On Tuesday, the conservative justices sharply and repeatedly questioned the validity of the insurance mandate. If the government can force people to buy health insurance, justices wanted to know, can it require people to buy burial insurance? Cellphones? Broccoli?

The court focused on whether the mandate for Americans to have insurance "is a step beyond what our cases allow," in the words of Justice Anthony Kennedy.

"Purchase insurance in this case, something else in the next case," Roberts said.

But Kennedy, who is often the swing vote on cases that divide the justices along ideological lines, also said he recognized the magnitude of the nation's health care problems and seemed to suggest they would require a comprehensive solution.

And Roberts also spoke about the uniqueness of health care, which almost everyone uses at some point.

"Everybody is in this market, so that makes it very different than the market for cars or the other hypotheticals that you came up with, and all they're regulating is how you pay for it," Roberts said, paraphrasing the government's argument.

Kennedy and Roberts emerged as the apparent pivotal votes in the court's decision.
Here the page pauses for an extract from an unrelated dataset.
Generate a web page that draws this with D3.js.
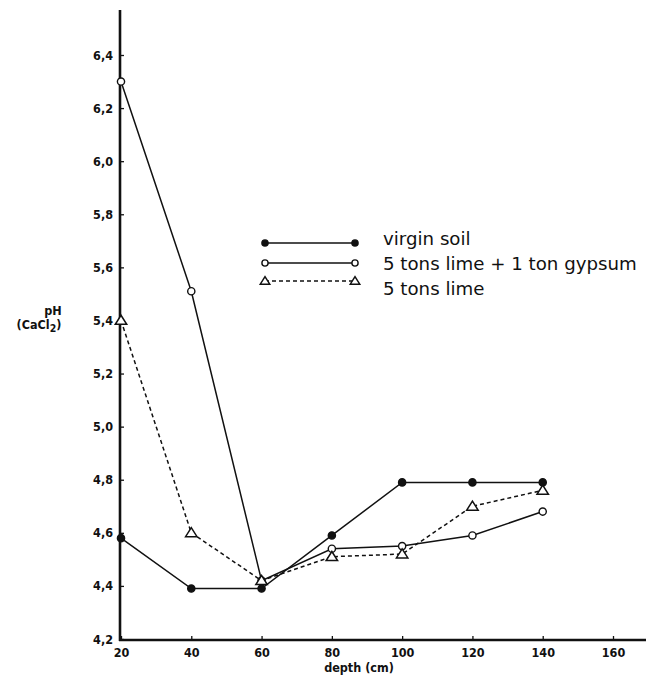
<!DOCTYPE html>
<html>
<head>
<meta charset="utf-8">
<script src="https://cdn.jsdelivr.net/npm/d3@7"></script>
<style>
  html, body { margin: 0; padding: 0; background: #fff; }
  svg { display: block; }
  .tick text { font-family: "DejaVu Sans Condensed", "DejaVu Sans", sans-serif; font-weight: bold; font-size: 12.5px; fill: #111; }
</style>
</head>
<body>
<script>
// Soil pH (CaCl2) by depth under three treatments
const depths = [20, 40, 60, 80, 100, 120, 140];
const virginSoil = [4.58, 4.39, 4.39, 4.59, 4.79, 4.79, 4.79];
const limeGypsum = [6.30, 5.51, 4.42, 4.54, 4.55, 4.59, 4.68];
const limeOnly = [5.40, 4.60, 4.42, 4.51, 4.52, 4.70, 4.76];
const xTicks = [20, 40, 60, 80, 100, 120, 140, 160];
const yTicks = [4.2, 4.4, 4.6, 4.8, 5.0, 5.2, 5.4, 5.6, 5.8, 6.0, 6.2, 6.4];
const seriesNames = ["virgin soil", "5 tons lime + 1 ton gypsum", "5 tons lime"];

const W = 656, H = 683;
const svg = d3.select("body").append("svg").attr("width", W).attr("height", H);

const x = d3.scaleLinear().domain([20, 160]).range([121, 613]);
const y = d3.scaleLinear().domain([4.2, 6.4]).range([639, 55]);
const x0 = 120, yBase = 640;
const ink = "#111";
const comma = v => d3.format(".1f")(v).replace(".", ",");
const labelFont = "DejaVu Sans Condensed, DejaVu Sans, sans-serif";

// axes
const yAxis = svg.append("g").attr("transform", `translate(${x0},0)`)
  .call(d3.axisLeft(y).tickValues(yTicks).tickSizeInner(-4).tickSizeOuter(0).tickPadding(7).tickFormat(comma));
yAxis.select(".domain").remove();
yAxis.selectAll(".tick line").attr("stroke", ink).attr("stroke-width", 1.3);

const xAxis = svg.append("g").attr("transform", `translate(0,${yBase})`)
  .call(d3.axisBottom(x).tickValues(xTicks).tickSizeInner(-4).tickSizeOuter(0).tickPadding(8).tickFormat(d3.format("d")));
xAxis.select(".domain").remove();
xAxis.selectAll(".tick line").attr("stroke", ink).attr("stroke-width", 1.3);

svg.append("line").attr("x1", x0).attr("x2", x0).attr("y1", 10).attr("y2", yBase + 1)
  .attr("stroke", ink).attr("stroke-width", 2.6);
svg.append("line").attr("x1", x0 - 1).attr("x2", 646).attr("y1", yBase).attr("y2", yBase)
  .attr("stroke", ink).attr("stroke-width", 2.6);

// axis titles
svg.append("text").attr("x", 359).attr("y", 672).attr("text-anchor", "middle")
  .style("font-family", labelFont).style("font-weight", "bold")
  .style("font-size", "12.5px").attr("fill", ink).text("depth (cm)");
const yt = svg.append("text").attr("text-anchor", "middle")
  .style("font-family", labelFont).style("font-weight", "bold")
  .style("font-size", "12.5px").attr("fill", ink);
yt.append("tspan").attr("x", 53).attr("y", 315).text("pH");
const t2 = yt.append("tspan").attr("x", 39).attr("y", 329).text("(CaCl");
t2.append("tspan").attr("dy", 3).style("font-size", "10.5px").text("2");
t2.append("tspan").attr("dy", -3).text(")");

// series
const line = d3.line().x((d, i) => x(depths[i])).y(d => y(d));
const series = [
  { name: seriesNames[0], values: virginSoil, dash: null, marker: "filled" },
  { name: seriesNames[1], values: limeGypsum, dash: null, marker: "open" },
  { name: seriesNames[2], values: limeOnly, dash: "4,3", marker: "triangle" }
];

function marker(g, kind, cx, cy, big) {
  if (kind === "triangle") {
    const s = big ? 5.2 : 4.3;
    g.append("path")
      .attr("d", `M${cx},${cy - s} L${cx + s * 1.1},${cy + s * 0.75} L${cx - s * 1.1},${cy + s * 0.75} Z`)
      .attr("fill", "#fff").attr("stroke", ink).attr("stroke-width", 1.5);
  } else {
    g.append("circle").attr("cx", cx).attr("cy", cy).attr("r", big ? 3.6 : 3.1)
      .attr("fill", kind === "filled" ? ink : "#fff").attr("stroke", ink).attr("stroke-width", 1.4);
  }
}

series.forEach(s => {
  const g = svg.append("g");
  g.append("path").attr("d", line(s.values)).attr("fill", "none").attr("stroke", ink)
    .attr("stroke-width", 1.5).attr("stroke-dasharray", s.dash);
  s.values.forEach((v, i) => marker(g, s.marker, x(depths[i]), y(v), true));
});

// legend
const lx1 = 265, lx2 = 355, ly = [243, 263, 281], tb = [245, 270, 295];
series.forEach((s, i) => {
  const g = svg.append("g");
  g.append("line").attr("x1", lx1).attr("x2", lx2).attr("y1", ly[i]).attr("y2", ly[i])
    .attr("stroke", ink).attr("stroke-width", 1.5).attr("stroke-dasharray", s.dash);
  marker(g, s.marker, lx1, ly[i], false);
  marker(g, s.marker, lx2, ly[i], false);
  g.append("text").attr("x", 383).attr("y", tb[i])
    .style("font-family", "DejaVu Sans, sans-serif").style("font-size", "18.2px")
    .attr("fill", ink).text(s.name);
});
</script>
</body>
</html>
The law envisions that insurers will be able to accommodate older and sicker people without facing financial ruin because the insurance requirement will provide insurance companies with more premiums from healthy people to cover the increased costs of care.

"If the government can do this, what else can it not do?" Scalia asked. He and Alito appeared likely to join with Justice Clarence Thomas, the only justice to ask no questions, to vote to strike down the key provision of the overhaul. The four Democratic appointees seemed ready to vote to uphold it.

Kennedy at one point said that allowing the government mandate would "change the relationship" between the government and U.S. citizens.

"Do you not have a heavy burden of justification to show authorization under the Constitution" for the individual mandate? asked Kennedy.

At another point, however, he also acknowledged the complexity of resolving the issue of paying for America's health care needs.

"I think it is true that if most questions in life are matters of degree ... the young person who is uninsured is uniquely proximately very close to affecting the rates of insurance and the costs of providing medical care in a way that is not true in other industries. That's my concern in the case," Kennedy said.

Ginsburg said she found the debate over health care similar to an earlier era's argument about the Social Security retirement system. How could Congress be able to compel younger workers to contribute to Social Security but be limited in its ability to address health care? she wondered.

"There's something very odd about that, that the government can take over the whole thing and we all say, Oh, yes, that's fine, but if the government wants to preserve private insurers, it can't do that," she said.